### Records ###

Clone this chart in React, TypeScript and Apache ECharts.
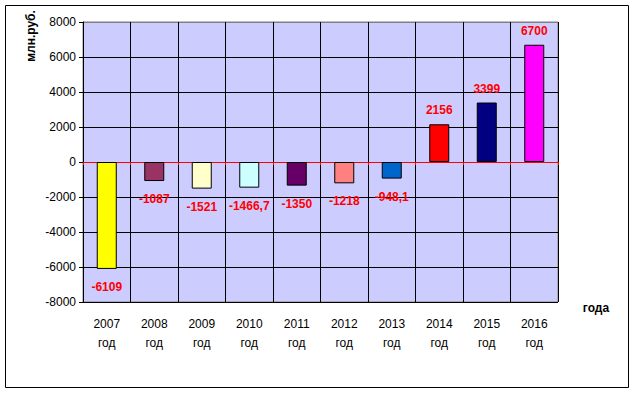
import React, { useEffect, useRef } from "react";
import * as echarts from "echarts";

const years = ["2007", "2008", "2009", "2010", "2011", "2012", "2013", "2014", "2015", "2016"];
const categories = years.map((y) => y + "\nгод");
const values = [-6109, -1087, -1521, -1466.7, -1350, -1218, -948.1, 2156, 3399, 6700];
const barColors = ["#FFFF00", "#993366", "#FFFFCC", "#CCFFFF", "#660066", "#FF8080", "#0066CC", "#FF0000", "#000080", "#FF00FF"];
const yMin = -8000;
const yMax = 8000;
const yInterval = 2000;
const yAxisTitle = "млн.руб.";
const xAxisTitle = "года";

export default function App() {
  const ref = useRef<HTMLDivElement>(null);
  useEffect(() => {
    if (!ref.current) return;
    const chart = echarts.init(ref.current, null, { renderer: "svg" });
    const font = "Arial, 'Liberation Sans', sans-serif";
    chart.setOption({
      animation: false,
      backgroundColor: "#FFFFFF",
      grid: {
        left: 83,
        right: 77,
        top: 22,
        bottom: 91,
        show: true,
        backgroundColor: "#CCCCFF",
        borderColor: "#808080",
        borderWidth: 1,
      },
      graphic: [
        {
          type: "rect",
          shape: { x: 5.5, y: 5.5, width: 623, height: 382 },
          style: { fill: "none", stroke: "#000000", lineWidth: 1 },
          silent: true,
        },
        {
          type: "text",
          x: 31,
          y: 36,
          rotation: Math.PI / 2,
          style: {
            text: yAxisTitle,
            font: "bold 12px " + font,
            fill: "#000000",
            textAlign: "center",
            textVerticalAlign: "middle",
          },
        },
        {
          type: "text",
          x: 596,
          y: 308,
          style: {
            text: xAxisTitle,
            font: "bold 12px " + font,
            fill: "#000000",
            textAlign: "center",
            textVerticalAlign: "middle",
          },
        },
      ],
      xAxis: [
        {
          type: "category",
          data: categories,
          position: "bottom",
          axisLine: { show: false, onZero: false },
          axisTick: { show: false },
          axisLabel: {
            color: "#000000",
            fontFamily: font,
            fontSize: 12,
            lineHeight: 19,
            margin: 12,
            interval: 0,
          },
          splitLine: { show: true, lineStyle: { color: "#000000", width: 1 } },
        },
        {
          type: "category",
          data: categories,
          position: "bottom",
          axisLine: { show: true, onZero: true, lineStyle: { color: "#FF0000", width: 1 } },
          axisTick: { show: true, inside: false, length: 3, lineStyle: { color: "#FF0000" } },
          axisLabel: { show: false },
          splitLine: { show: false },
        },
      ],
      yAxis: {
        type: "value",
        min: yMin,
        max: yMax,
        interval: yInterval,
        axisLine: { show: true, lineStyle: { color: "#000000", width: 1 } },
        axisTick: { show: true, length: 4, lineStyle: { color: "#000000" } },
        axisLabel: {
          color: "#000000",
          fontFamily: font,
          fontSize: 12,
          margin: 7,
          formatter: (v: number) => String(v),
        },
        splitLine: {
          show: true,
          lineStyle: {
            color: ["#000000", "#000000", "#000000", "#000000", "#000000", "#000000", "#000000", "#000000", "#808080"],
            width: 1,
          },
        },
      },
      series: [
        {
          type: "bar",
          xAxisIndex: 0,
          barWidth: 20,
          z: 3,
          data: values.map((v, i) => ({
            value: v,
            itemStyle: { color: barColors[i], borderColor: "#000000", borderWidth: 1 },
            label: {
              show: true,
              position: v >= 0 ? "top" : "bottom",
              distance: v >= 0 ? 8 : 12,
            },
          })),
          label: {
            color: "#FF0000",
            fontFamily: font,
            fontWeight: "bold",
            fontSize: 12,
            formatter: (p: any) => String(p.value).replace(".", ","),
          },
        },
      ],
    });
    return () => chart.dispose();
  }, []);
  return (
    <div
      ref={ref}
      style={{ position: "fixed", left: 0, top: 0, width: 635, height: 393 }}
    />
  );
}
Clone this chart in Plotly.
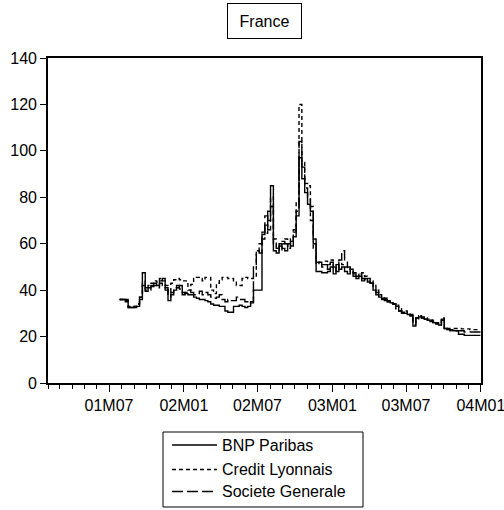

###

> [Exercise prompt] Using the records above, pull out each line where the word "Clone" occurs.

> [Final result]
Clone this chart in React, TypeScript and Apache ECharts.
Clone this chart in Plotly.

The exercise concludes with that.